Return the material exactly, first line through the line containing "return days.map((d, i)", and nothing more. Pictures stay out.

**Data provided**:
● ● ● ●

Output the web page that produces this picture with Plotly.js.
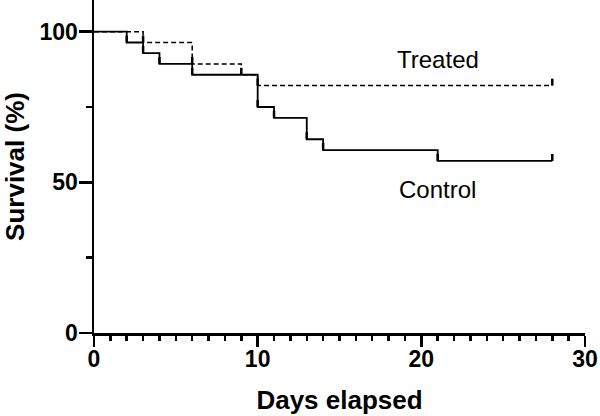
<!DOCTYPE html>
<html>
<head>
<meta charset="utf-8">
<script src="https://cdn.plot.ly/plotly-3.0.1.min.js"></script>
<style>html,body{margin:0;padding:0;background:#fff;}#chart{width:600px;height:416px;}</style>
</head>
<body>
<div id="chart"></div>
<script>
// Kaplan-Meier data (days, survival %)
const controlDays = [0, 2, 3, 4, 6, 10, 11, 13, 14, 21, 28];
const controlSurv = [100, 96.4, 92.9, 89.3, 85.7, 75.0, 71.4, 64.3, 60.7, 57.1, 57.1];
const treatedDays = [0, 3, 6, 9, 10, 28];
const treatedSurv = [100, 96.4, 89.3, 85.7, 82.1, 82.1];
const seriesNames = ['Control', 'Treated'];
const xTickVals = [0, 10, 20, 30];
const yTickVals = [0, 50, 100];

const TICK_H = 2.3;
const FONT = '"Liberation Sans", Arial, sans-serif';

function ticksFor(days) { return days.map((d, i) => (i === 0 ? 0 : TICK_H)); }

const traces = [
  {
    x: controlDays, y: controlSurv, name: seriesNames[0], type: 'scatter', mode: 'lines',
    line: {shape: 'hv', color: '#000', width: 1.8},
    error_y: {type: 'data', symmetric: false, array: ticksFor(controlDays),
              arrayminus: controlDays.map(() => 0), width: 0, thickness: 2.5, color: '#000'}
  },
  {
    x: treatedDays, y: treatedSurv, name: seriesNames[1], type: 'scatter', mode: 'lines',
    line: {shape: 'hv', color: '#000', width: 1.5, dash: '5px,3px'},
    error_y: {type: 'data', symmetric: false, array: ticksFor(treatedDays),
              arrayminus: treatedDays.map(() => 0), width: 0, thickness: 2.5, color: '#000'}
  }
];

const layout = {
  width: 600, height: 416,
  margin: {l: 94, r: 15, t: 0, b: 83, pad: 0},
  paper_bgcolor: '#fff', plot_bgcolor: '#fff',
  showlegend: false,
  font: {family: FONT, color: '#000'},
  xaxis: {
    range: [0, 30], showgrid: false, zeroline: false,
    showline: true, linecolor: '#000', linewidth: 2.5,
    ticks: 'outside', ticklen: 11, tickwidth: 2.5, tickcolor: '#000',
    tickvals: xTickVals, ticktext: xTickVals.map(String),
    tickfont: {family: FONT, size: 23, color: '#000', weight: 'bold'},
    ticklabelstandoff: -7,
    minor: {dtick: 1, ticks: 'outside', ticklen: 5, tickwidth: 2.5, tickcolor: '#000', showgrid: false},
    title: {text: 'Days elapsed', font: {family: FONT, size: 26, color: '#000', weight: 'bold'}, standoff: 20}
  },
  yaxis: {
    range: [0, 110.5], showgrid: false, zeroline: false,
    showline: true, linecolor: '#000', linewidth: 2.5,
    ticks: 'outside', ticklen: 13, tickwidth: 2.5, tickcolor: '#000',
    tickvals: yTickVals, ticktext: yTickVals.map(String),
    tickfont: {family: FONT, size: 23, color: '#000', weight: 'bold'},
    ticklabelstandoff: -4,
    minor: {dtick: 25, ticks: 'outside', ticklen: 6, tickwidth: 2.5, tickcolor: '#000', showgrid: false},
    title: {text: 'Survival (%)', font: {family: FONT, size: 26, color: '#000', weight: 'bold'}, standoff: 12}
  },
  annotations: [
    {x: 21, y: 90.6, xref: 'x', yref: 'y', text: 'Treated', showarrow: false,
     font: {family: FONT, size: 24, color: '#000'}, xanchor: 'center', yanchor: 'middle'},
    {x: 21, y: 47.7, xref: 'x', yref: 'y', text: 'Control', showarrow: false,
     font: {family: FONT, size: 24, color: '#000'}, xanchor: 'center', yanchor: 'middle'}
  ]
};

Plotly.newPlot('chart', traces, layout, {displayModeBar: false, staticPlot: true});
</script>
</body>
</html>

● ● ● ●

**Finished exercise**:
Output the web page that produces this picture with Plotly.js.
<!DOCTYPE html>
<html>
<head>
<meta charset="utf-8">
<script src="https://cdn.plot.ly/plotly-3.0.1.min.js"></script>
<style>html,body{margin:0;padding:0;background:#fff;}#chart{width:600px;height:416px;}</style>
</head>
<body>
<div id="chart"></div>
<script>
// Kaplan-Meier data (days, survival %)
const controlDays = [0, 2, 3, 4, 6, 10, 11, 13, 14, 21, 28];
const controlSurv = [100, 96.4, 92.9, 89.3, 85.7, 75.0, 71.4, 64.3, 60.7, 57.1, 57.1];
const treatedDays = [0, 3, 6, 9, 10, 28];
const treatedSurv = [100, 96.4, 89.3, 85.7, 82.1, 82.1];
const seriesNames = ['Control', 'Treated'];
const xTickVals = [0, 10, 20, 30];
const yTickVals = [0, 50, 100];

const TICK_H = 2.3;
const FONT = '"Liberation Sans", Arial, sans-serif';

function ticksFor(days) { return days.map((d, i) => (i === 0 ? 0 : TICK_H)); }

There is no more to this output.